Switzerland has welcomed the appointment of Pascal Lamy as head of the Geneva-based World Trade Organization (WTO).This content was published on May 26, 2005 - 17:20
The Frenchman had been the preferred candidate of Switzerland and the European Union since the first round of consultations.
Lamy - the only candidate left in the running for the prestigious position – was endorsed by the 148 WTO members at a meeting behind closed doors on Thursday.
"He is a personality who is attached to traditional European values and therefore rather close to our views of the strengthening of the multilateral trading system," said Luzius Wasescha, Switzerland’s ambassador to the WTO.
The senior Swiss trade official said Lamy could contribute to breaking the deadlock in the latest round of trade talks scheduled for December in Hong Kong.
"But the status of director-general doesn’t allow him to impose solutions. The main actors are WTO member states," Wasescha told swissinfo.
The meeting of trade ministers is due to approve a draft deal on lowering barriers to business across the global economy.
Wasescha’s view is echoed by Daniel Wüger, senior research fellow at the Bern-based World Trade Institute.
"All a director-general can do is create a good environment for talks. He is just a facilitator. He enjoys broad support and can bring people together and put all the options on the table, but that's all he can do."
Wüger does not expect the new director-general to be particularly good news for Switzerland.
"Switzerland will still have to fight to defend agricultural subsidies. And with this particular topic - one of the biggest stumbling blocks - Lamy will have to be careful not to take sides.
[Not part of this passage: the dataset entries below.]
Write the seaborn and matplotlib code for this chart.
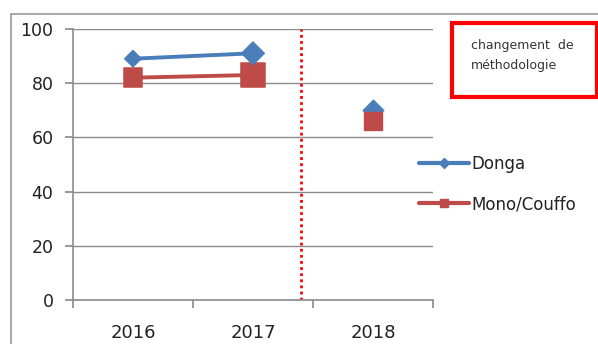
import pandas as pd
import seaborn as sns
import matplotlib.pyplot as plt
from matplotlib.patches import Rectangle
from matplotlib.lines import Line2D

years = ["2016", "2017", "2018"]
donga = [89, 91, 70]
mono_couffo = [82, 83, 66]
# marker sizes as drawn in the picture (points^2)
donga_sizes = [75, 140, 110]
mono_sizes = [185, 290, 170]
y_ticks = [0, 20, 40, 60, 80, 100]

blue = "#4A7EBB"
red = "#BE4B48"

sns.set_theme(style="white")
plt.rcParams["font.family"] = ["DejaVu Sans"]

fig = plt.figure(figsize=(5.98, 3.44), dpi=100)
ax = fig.add_axes([0.122, 0.128, 0.602, 0.788])

# outer chart frame
fig.patches.append(Rectangle((0.018, -0.05), 1.1, 1.009, transform=fig.transFigure,
                             fill=False, edgecolor="#9a9a9a", linewidth=1.2))

x = [0, 1, 2]
# lines only connect 2016-2017 (methodology changed in 2018)
ax.plot(x[:2], donga[:2], color=blue, lw=2.8, zorder=3)
ax.plot(x[:2], mono_couffo[:2], color=red, lw=2.8, zorder=3)

df_d = pd.DataFrame({"x": x, "v": donga, "s": donga_sizes})
df_m = pd.DataFrame({"x": x, "v": mono_couffo, "s": mono_sizes})
sns.scatterplot(data=df_m.iloc[:2], x="x", y="v", size="s", sizes=(mono_sizes[0], mono_sizes[1]),
                marker="s", color=red, edgecolor=red, ax=ax, legend=False, zorder=4)
sns.scatterplot(data=df_d.iloc[:2], x="x", y="v", size="s", sizes=(donga_sizes[0], donga_sizes[1]),
                marker="D", color=blue, edgecolor=blue, ax=ax, legend=False, zorder=5)
# 2018 points (square drawn over the diamond)
ax.scatter([2], [donga[2]], s=donga_sizes[2], marker="D", color=blue, zorder=4)
ax.scatter([2], [mono_couffo[2]], s=mono_sizes[2], marker="s", color=red, zorder=5)

ax.axvline(1.4, color="#FF0000", ls=(0, (1, 1.2)), lw=2, zorder=2)

ax.set_xlim(-0.5, 2.5)
ax.set_ylim(0, 100)
ax.set_yticks(y_ticks)
ax.set_yticklabels([str(t) for t in y_ticks], fontsize=12.5, color="#222222")
ax.set_xticks([-0.5, 0.5, 1.5, 2.5])
ax.set_xticklabels([])
ax.set_xticks(x, minor=True)
ax.set_xticklabels(years, minor=True, fontsize=13, color="#222222")
ax.tick_params(axis="x", which="minor", length=0, pad=17)
ax.tick_params(axis="x", which="major", length=6, color="#8c8c8c", direction="out", bottom=True)
ax.tick_params(axis="y", length=6, color="#8c8c8c", direction="out", left=True, pad=8)
ax.grid(axis="y", color="#8c8c8c", lw=1)
ax.set_axisbelow(True)
for side in ["top", "right"]:
    ax.spines[side].set_visible(False)
for side in ["left", "bottom"]:
    ax.spines[side].set_color("#8c8c8c")
    ax.spines[side].set_linewidth(1.2)
ax.set_xlabel("")
ax.set_ylabel("")

handles = [Line2D([], [], color=blue, lw=3, marker="D", markersize=5),
           Line2D([], [], color=red, lw=3, marker="s", markersize=6)]
fig.legend(handles, ["Donga", "Mono/Couffo"], loc="upper left",
           bbox_to_anchor=(0.675, 0.594), frameon=False, fontsize=12,
           handlelength=3.0, handletextpad=0.15, labelspacing=1.35,
           labelcolor="#222222")

fig.patches.append(Rectangle((452 / 598, 1 - 97 / 344), 145 / 598, 74 / 344,
                             transform=fig.transFigure, fill=False,
                             edgecolor="#FF0000", linewidth=3))
fig.text(471 / 598, 1 - 45 / 344, "changement  de", fontsize=9,
         va="center", ha="left", color="#333333")
fig.text(471 / 598, 1 - 66 / 344, "méthodologie", fontsize=9,
         va="center", ha="left", color="#333333")

fig.savefig("out.png", dpi=100)
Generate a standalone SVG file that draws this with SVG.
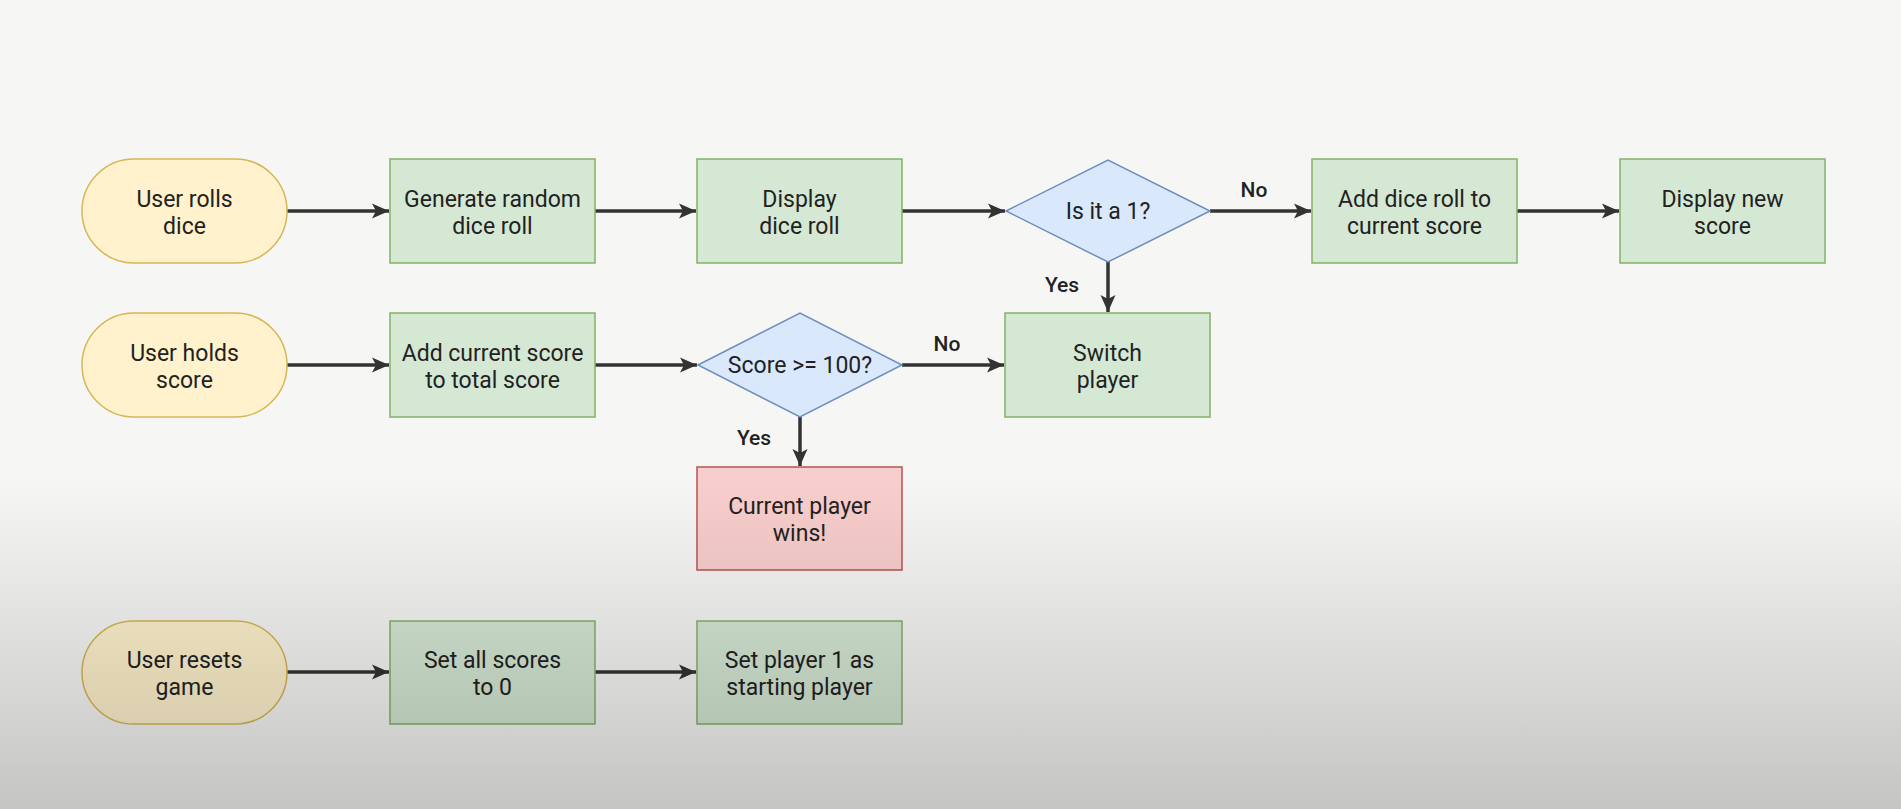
<svg xmlns="http://www.w3.org/2000/svg" width="1901" height="809" viewBox="0 0 1901 809">
  <defs>
    <style>
      .term { fill: #fff2cc; stroke: #d6b656; stroke-width: 1.5; }
      .proc { fill: #d5e8d4; stroke: #82b366; stroke-width: 1.5; }
      .dec  { fill: #dae8fc; stroke: #6c8ebf; stroke-width: 1.5; }
      .end  { fill: #f8cecc; stroke: #b85450; stroke-width: 1.5; }
      .lbl  { font-family: Roboto, "Liberation Sans", sans-serif; font-size: 23px; fill: #222222; text-anchor: middle; }
      .elbl { font-family: Roboto, "Liberation Sans", sans-serif; font-size: 21px; font-weight: 500; fill: #222222; text-anchor: middle; }
      .edge { stroke: #333333; stroke-width: 3.5; fill: none; marker-end: url(#arrow); }
    </style>
    <marker id="arrow" markerUnits="userSpaceOnUse" viewBox="0 0 17 17" refX="17" refY="8.5" markerWidth="17" markerHeight="17" orient="auto">
      <path d="M0,1 L17,8.5 L0,16 L4,8.5 z" fill="#333333"/>
    </marker>
    <linearGradient id="shade" x1="0" y1="0" x2="0" y2="1">
      <stop offset="0" stop-color="#000" stop-opacity="0"/>
      <stop offset="1" stop-color="#000" stop-opacity="0.2"/>
    </linearGradient>
  </defs>

  <rect x="0" y="0" width="1901" height="809" fill="#f6f6f4"/>

  <!-- connectors -->
  <g id="connectors">
    <line class="edge" x1="287" y1="211" x2="389" y2="211"/>
    <line class="edge" x1="595" y1="211" x2="696" y2="211"/>
    <line class="edge" x1="902" y1="211" x2="1005" y2="211"/>
    <line class="edge" x1="1210" y1="211" x2="1311" y2="211"/>
    <line class="edge" x1="1517" y1="211" x2="1619" y2="211"/>
    <line class="edge" x1="1108" y1="262" x2="1108" y2="312"/>
    <line class="edge" x1="287" y1="365" x2="389" y2="365"/>
    <line class="edge" x1="595" y1="365" x2="697" y2="365"/>
    <line class="edge" x1="902" y1="365" x2="1004" y2="365"/>
    <line class="edge" x1="800" y1="417" x2="800" y2="466"/>
    <line class="edge" x1="287" y1="672" x2="389" y2="672"/>
    <line class="edge" x1="595" y1="672" x2="696" y2="672"/>
    <text class="elbl" x="1254" y="197">No</text>
    <text class="elbl" x="1062" y="292">Yes</text>
    <text class="elbl" x="947" y="351">No</text>
    <text class="elbl" x="754" y="445">Yes</text>
  </g>

  <!-- row 1: rolling -->
  <g id="user-rolls">
    <rect class="term" x="82" y="159" width="205" height="104" rx="52" ry="52"/>
    <text class="lbl" x="184.5" y="207">User rolls</text>
    <text class="lbl" x="184.5" y="234">dice</text>
  </g>
  <g id="generate-roll">
    <rect class="proc" x="390" y="159" width="205" height="104"/>
    <text class="lbl" x="492.5" y="207">Generate random</text>
    <text class="lbl" x="492.5" y="234">dice roll</text>
  </g>
  <g id="display-roll">
    <rect class="proc" x="697" y="159" width="205" height="104"/>
    <text class="lbl" x="799.5" y="207">Display</text>
    <text class="lbl" x="799.5" y="234">dice roll</text>
  </g>
  <g id="is-one">
    <polygon class="dec" points="1006,211 1108,160 1210,211 1108,262"/>
    <text class="lbl" x="1108" y="219">Is it a 1?</text>
  </g>
  <g id="add-roll">
    <rect class="proc" x="1312" y="159" width="205" height="104"/>
    <text class="lbl" x="1414.5" y="207">Add dice roll to</text>
    <text class="lbl" x="1414.5" y="234">current score</text>
  </g>
  <g id="display-score">
    <rect class="proc" x="1620" y="159" width="205" height="104"/>
    <text class="lbl" x="1722.5" y="207">Display new</text>
    <text class="lbl" x="1722.5" y="234">score</text>
  </g>

  <!-- row 2: holding -->
  <g id="user-holds">
    <rect class="term" x="82" y="313" width="205" height="104" rx="52" ry="52"/>
    <text class="lbl" x="184.5" y="361">User holds</text>
    <text class="lbl" x="184.5" y="388">score</text>
  </g>
  <g id="add-total">
    <rect class="proc" x="390" y="313" width="205" height="104"/>
    <text class="lbl" x="492.5" y="361">Add current score</text>
    <text class="lbl" x="492.5" y="388">to total score</text>
  </g>
  <g id="score-check">
    <polygon class="dec" points="698,365 800,313 902,365 800,417"/>
    <text class="lbl" x="800" y="373">Score &gt;= 100?</text>
  </g>
  <g id="switch-player">
    <rect class="proc" x="1005" y="313" width="205" height="104"/>
    <text class="lbl" x="1107.5" y="361">Switch</text>
    <text class="lbl" x="1107.5" y="388">player</text>
  </g>
  <g id="player-wins">
    <rect class="end" x="697" y="467" width="205" height="103"/>
    <text class="lbl" x="799.5" y="514">Current player</text>
    <text class="lbl" x="799.5" y="541">wins!</text>
  </g>

  <!-- row 3: reset -->
  <g id="user-resets">
    <rect class="term" x="82" y="621" width="205" height="103" rx="51.5" ry="51.5"/>
    <text class="lbl" x="184.5" y="668">User resets</text>
    <text class="lbl" x="184.5" y="695">game</text>
  </g>
  <g id="reset-scores">
    <rect class="proc" x="390" y="621" width="205" height="103"/>
    <text class="lbl" x="492.5" y="668">Set all scores</text>
    <text class="lbl" x="492.5" y="695">to 0</text>
  </g>
  <g id="set-starter">
    <rect class="proc" x="697" y="621" width="205" height="103"/>
    <text class="lbl" x="799.5" y="668">Set player 1 as</text>
    <text class="lbl" x="799.5" y="695">starting player</text>
  </g>

  <!-- darkening toward the bottom edge -->
  <rect x="0" y="480" width="1901" height="329" fill="url(#shade)"/>
</svg>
He has to maintain a neutral position and can't be seen to have an opinion."
Wasescha recalled the "perfect understanding" of agriculture policy Lamy had shown when he was EU trade commissioner between 1999 and 2004.
"But we shall see what position he will take as director-general of the WTO," Wasescha cautioned.
Another main challenge for Lamy – currently an associate professor of politics in Paris - is to handle mounting tensions between the EU and the United States.
Experts have warned that the world’s two economic superpowers are heading for a major trade row in a dispute over subsidies to their main aircraft manufacturers.
The 58-year-old Frenchman replaces Thailand’s Supachai Panitchpakdi who steps down at the end of August after completing his three-year term.
Talks with Iran
In another development, the WTO on Thursday decided to start membership talks with Iran after the US dropped its long-standing opposition.
Wasescha said Switzerland had supported Iran’s application for the past five years "because we believe that all trading nations should be in the WTO if they are ready to fulfil the conditions for membership".
The move is seen as a reward for Iran following Teheran’s agreement to maintain the suspension of its nuclear activities.
Pascal Lamy of France is the fifth director-general of the WTO and succeeds Supachai Panitchpakdi.
He takes up his new post on September 1.
The Geneva-based WTO was set up in 1995 and replaced the General Agreement on Tariffs and Trade (Gatt).
It is the only global international organisation dealing with trade rules and has 148 member countries and a staff of 630 people.